Something to pass the time. It doesn't ultimately matter if you were tall or skinny or chubby or funny. If you had a lasting, tempestuous love or more one night stands than an Ikea sale (zing). Teacher, musician, starlet, Costco parking attendant, cable guy, crazy cat lady, sea captain, monkey shit shoveler, or friggin astronaut.

It doesn't end up mattering.

We want to be comfortable, pampered, and CHERISHED, damn it! We want to be treated quite pleasantly without any fuss at all, and for free, thankyouverymuch. None of this "giving" shenanigans.

Don't you know what we're going through?

So plaster on that smile, and make another coffee date. One more day down.

Go to that new class at the gym- wasn't that fun? Almost made you forget for a while.

Let's check the fridge one more time. Still no snacks? Back to the couch then. Ooh! The commercials are over.

Did you hear what she said about him? I KNOW- the NERVE of it all! Juicy news, indeed.

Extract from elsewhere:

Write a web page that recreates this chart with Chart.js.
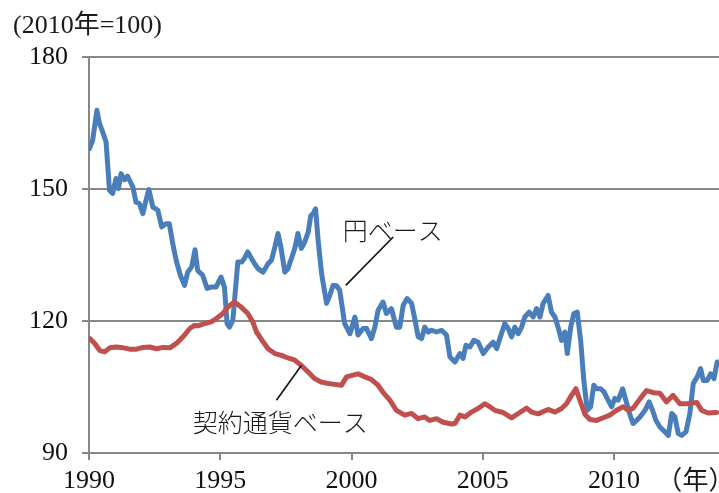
<!DOCTYPE html>
<html>
<head>
<meta charset="utf-8">
<script src="https://cdn.jsdelivr.net/npm/chart.js@4"></script>
<style>
  html, body { margin: 0; padding: 0; background: #fff; }
  #wrap { width: 719px; height: 493px; position: relative; }
</style>
</head>
<body>
<div id="wrap"><canvas id="priceChart"></canvas></div>
<script>
// 円ベース (yen basis) — decimal year / index value
const yenYears = [
  1990.02, 1990.14, 1990.30, 1990.40, 1990.52, 1990.65, 1990.78, 1990.90, 1991.03, 1991.12,
  1991.22, 1991.35, 1991.47, 1991.67, 1991.79, 1991.92, 1992.05, 1992.17, 1992.28, 1992.43,
  1992.62, 1992.77, 1992.93, 1993.06, 1993.19, 1993.32, 1993.48, 1993.64, 1993.76, 1993.91,
  1994.04, 1994.14, 1994.33, 1994.50, 1994.65, 1994.84, 1995.03, 1995.16, 1995.26, 1995.35,
  1995.48, 1995.67, 1995.82, 1995.92, 1996.05, 1996.19, 1996.31, 1996.44, 1996.63, 1996.82,
  1996.95, 1997.08, 1997.20, 1997.31, 1997.46, 1997.58, 1997.71, 1997.84, 1997.96, 1998.09,
  1998.22, 1998.35, 1998.45, 1998.54, 1998.63, 1998.73, 1998.86, 1999.05, 1999.17, 1999.30,
  1999.43, 1999.55, 1999.74, 1999.94, 2000.13, 2000.25, 2000.44, 2000.57, 2000.76, 2000.89,
  2001.01, 2001.20, 2001.33, 2001.52, 2001.71, 2001.84, 2001.97, 2002.12, 2002.29, 2002.41,
  2002.54, 2002.67, 2002.79, 2002.92, 2003.05, 2003.24, 2003.43, 2003.62, 2003.75, 2003.94,
  2004.13, 2004.25, 2004.36, 2004.51, 2004.66, 2004.82, 2005.02, 2005.21, 2005.40, 2005.53,
  2005.65, 2005.84, 2005.97, 2006.10, 2006.22, 2006.35, 2006.48, 2006.60, 2006.77, 2006.92,
  2007.05, 2007.18, 2007.30, 2007.49, 2007.62, 2007.75, 2007.87, 2008.00, 2008.13, 2008.22,
  2008.35, 2008.47, 2008.60, 2008.73, 2008.85, 2008.98, 2009.11, 2009.23, 2009.34, 2009.49,
  2009.62, 2009.74, 2009.91, 2010.03, 2010.16, 2010.33, 2010.45, 2010.61, 2010.73, 2010.86,
  2010.99, 2011.18, 2011.34, 2011.47, 2011.60, 2011.75, 2011.94, 2012.07, 2012.20, 2012.32,
  2012.45, 2012.58, 2012.74, 2012.89, 2013.02, 2013.17, 2013.30, 2013.40, 2013.55, 2013.68,
  2013.81, 2013.93
];
const yenValues = [
  159.2, 161.1, 167.9, 164.9, 163.0, 160.7, 149.7, 149.0, 152.4, 150.1,
  153.5, 152.1, 152.9, 150.5, 147.0, 146.7, 144.4, 147.4, 149.9, 145.9,
  145.2, 141.4, 142.1, 142.1, 137.6, 133.8, 130.4, 128.1, 131.1, 132.3,
  136.2, 131.5, 130.4, 127.4, 127.7, 127.7, 130.0, 127.7, 119.4, 118.6,
  120.2, 133.4, 133.4, 134.2, 135.7, 134.2, 133.0, 131.9, 131.1, 133.0,
  133.8, 136.8, 139.9, 136.8, 131.1, 131.9, 134.2, 136.5, 139.9, 136.5,
  138.0, 140.2, 144.0, 144.4, 145.5, 138.3, 130.8, 124.0, 125.8, 128.1,
  128.0, 127.0, 119.4, 117.1, 120.9, 116.8, 118.3, 118.3, 116.0, 118.6,
  122.4, 124.3, 121.7, 122.8, 118.6, 118.6, 123.6, 125.1, 124.0, 120.5,
  116.4, 116.0, 118.6, 117.5, 117.9, 117.5, 117.9, 116.8, 111.8, 110.7,
  112.6, 111.5, 114.5, 114.1, 115.6, 115.2, 112.6, 114.1, 115.2, 113.7,
  116.0, 119.4, 118.3, 116.4, 118.6, 117.1, 118.6, 120.9, 122.0, 120.9,
  122.8, 120.9, 124.0, 125.8, 122.0, 120.9, 118.6, 115.6, 117.5, 112.6,
  118.6, 121.7, 122.0, 115.6, 106.5, 99.7, 100.5, 105.4, 104.6, 104.6,
  103.9, 102.4, 100.5, 102.4, 102.0, 104.6, 102.0, 98.6, 96.7, 97.4,
  98.2, 99.7, 101.6, 99.7, 97.4, 95.9, 94.8, 94.0, 99.0, 98.2,
  94.4, 94.0, 94.8, 99.0, 105.8, 107.3, 109.2, 106.5, 106.5, 108.0,
  106.9, 110.7
];

// 契約通貨ベース (contract currency basis)
const contractYears = [
  1990.03, 1990.22, 1990.41, 1990.60, 1990.79, 1991.04, 1991.30, 1991.55, 1991.81, 1992.06,
  1992.31, 1992.57, 1992.82, 1993.08, 1993.33, 1993.58, 1993.84, 1994.02, 1994.15, 1994.40,
  1994.65, 1994.84, 1995.10, 1995.29, 1995.54, 1995.79, 1996.05, 1996.24, 1996.38, 1996.57,
  1996.82, 1997.08, 1997.33, 1997.58, 1997.84, 1998.09, 1998.35, 1998.60, 1998.86, 1999.11,
  1999.36, 1999.62, 1999.81, 2000.06, 2000.25, 2000.51, 2000.76, 2001.01, 2001.20, 2001.46,
  2001.71, 2002.03, 2002.29, 2002.54, 2002.79, 2002.98, 2003.24, 2003.49, 2003.81, 2003.94,
  2004.13, 2004.32, 2004.57, 2004.82, 2005.08, 2005.27, 2005.46, 2005.78, 2006.10, 2006.41,
  2006.67, 2006.86, 2007.11, 2007.49, 2007.75, 2008.00, 2008.19, 2008.38, 2008.55, 2008.70,
  2008.89, 2009.08, 2009.34, 2009.59, 2009.84, 2010.10, 2010.35, 2010.54, 2010.73, 2010.99,
  2011.24, 2011.50, 2011.75, 2012.00, 2012.25, 2012.51, 2012.83, 2013.15, 2013.34, 2013.59,
  2013.91
];
const contractValues = [
  116.0, 114.9, 113.3, 113.0, 113.9, 114.1, 113.9, 113.6, 113.6, 114.0,
  114.1, 113.7, 114.0, 113.9, 114.9, 116.4, 118.3, 119.0, 118.9, 119.4,
  119.8, 120.5, 121.7, 123.2, 124.3, 123.2, 121.7, 119.8, 117.5, 115.8,
  113.7, 112.6, 112.2, 111.6, 111.1, 109.9, 108.4, 106.9, 106.1, 105.8,
  105.6, 105.4, 107.3, 107.7, 108.0, 107.3, 106.7, 105.4, 103.8, 102.0,
  99.7, 98.6, 99.0, 97.8, 98.2, 97.4, 97.8, 97.0, 96.6, 96.7,
  98.6, 98.2, 99.3, 100.1, 101.2, 100.5, 99.7, 99.2, 98.0, 99.2,
  100.2, 99.3, 98.9, 99.9, 99.3, 100.1, 101.2, 103.1, 104.6, 102.0,
  98.8, 97.6, 97.4, 98.0, 98.6, 99.7, 100.5, 99.7, 100.2, 102.3,
  104.2, 103.7, 103.6, 101.6, 103.1, 101.2, 101.2, 101.5, 99.7, 99.1,
  99.2
];

const xTicks = [1990, 1995, 2000, 2005, 2010];
const yTicks = [90, 120, 150, 180];
const unitLabel = '(2010年=100)';
const yearLabel = '（年）';

// annotation labels, placed in data units
const noteTexts = ['円ベース', '契約通貨ベース'];
const noteAt = [[1999.67, 140.6], [1993.95, 97.0]];
const noteLineFrom = [[2001.59, 139.1], [1998.09, 109.9]];
const noteLineTo = [[1999.78, 128.1], [1997.14, 102.0]];

const GRID = '#878787';
const SERIF = '"Liberation Serif", "Noto Sans CJK JP", serif';

const notesPlugin = {
  id: 'notes',
  afterDraw(chart) {
    const { ctx } = chart;
    const x = chart.scales.x, y = chart.scales.y;
    ctx.save();
    ctx.fillStyle = '#1a1a1a';
    ctx.textBaseline = 'middle';
    ctx.font = '26px ' + SERIF;
    ctx.textAlign = 'left';
    ctx.fillText(unitLabel, 13, 26);
    ctx.textAlign = 'center';
    ctx.fillText(yearLabel, x.getPixelForValue(2013.1), 482);

    ctx.textAlign = 'left';
    ctx.font = '300 25px "Noto Sans CJK JP", sans-serif';
    ctx.strokeStyle = '#111';
    ctx.lineWidth = 1.6;
    noteTexts.forEach((t, i) => {
      ctx.fillText(t, x.getPixelForValue(noteAt[i][0]), y.getPixelForValue(noteAt[i][1]));
      ctx.beginPath();
      ctx.moveTo(x.getPixelForValue(noteLineFrom[i][0]), y.getPixelForValue(noteLineFrom[i][1]));
      ctx.lineTo(x.getPixelForValue(noteLineTo[i][0]), y.getPixelForValue(noteLineTo[i][1]));
      ctx.stroke();
    });
    ctx.restore();
  }
};

const toPoints = (xs, ys) => xs.map((v, i) => ({ x: v, y: ys[i] }));

new Chart(document.getElementById('priceChart'), {
  type: 'line',
  data: {
    datasets: [{
      label: '円ベース',
      data: toPoints(yenYears, yenValues),
      borderColor: '#4a7ebb',
      borderWidth: 5,
      order: 2
    }, {
      label: '契約通貨ベース',
      data: toPoints(contractYears, contractValues),
      borderColor: '#c0504d',
      borderWidth: 5,
      order: 1
    }]
  },
  options: {
    responsive: true,
    maintainAspectRatio: false,
    animation: false,
    layout: { padding: { top: 57, right: 0, left: 0, bottom: 0 } },
    elements: {
      point: { radius: 0 },
      line: { tension: 0, borderJoinStyle: 'round', borderCapStyle: 'round', fill: false }
    },
    plugins: { legend: { display: false }, tooltip: { enabled: false } },
    scales: {
      x: {
        type: 'linear',
        min: 1990,
        max: 2014,
        afterBuildTicks: s => { s.ticks = xTicks.map(v => ({ value: v })); },
        afterFit: s => { s.height = 40; },
        grid: { drawOnChartArea: false, color: GRID, lineWidth: 2, tickLength: 7 },
        border: { color: GRID, width: 2 },
        ticks: { color: '#111', font: { family: SERIF, size: 26 }, padding: 6, maxRotation: 0, callback: v => String(v) }
      },
      y: {
        min: 90,
        max: 180,
        afterBuildTicks: s => { s.ticks = yTicks.map(v => ({ value: v })); },
        afterFit: s => { s.width = 89; },
        grid: { color: GRID, lineWidth: 2, tickLength: 7 },
        border: { color: GRID, width: 2 },
        ticks: { color: '#111', font: { family: SERIF, size: 26 }, padding: 14 }
      }
    }
  },
  plugins: [notesPlugin]
});
</script>
</body>
</html>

And while you're at it, take one more minute for yourself to get across the street.
THEY can wait.

After all, what does it matter?
This is YOU we're talking about.

A glimpse behind the veil

A conversation between @monkeyskunk *my bff* and I:

Monkeyskunk: The last one we saw was where the guy got stabbed in the heart with a joustinstick
whateverthefuck those are called


me: joustinstick = new angterm
fuck
new WANGterm
also: lance.

Monkeyskunk: I knew what you meant
oh yea
like scoopies

me: WANNNNNNNGJOKE
like scoopies
this would be utter jibberish to anyone but us
LIFIESH

Monkeyskunk: LIFIESH!

Also, (seemingly unrelated,) Game of Thrones is Awesome, Amirite?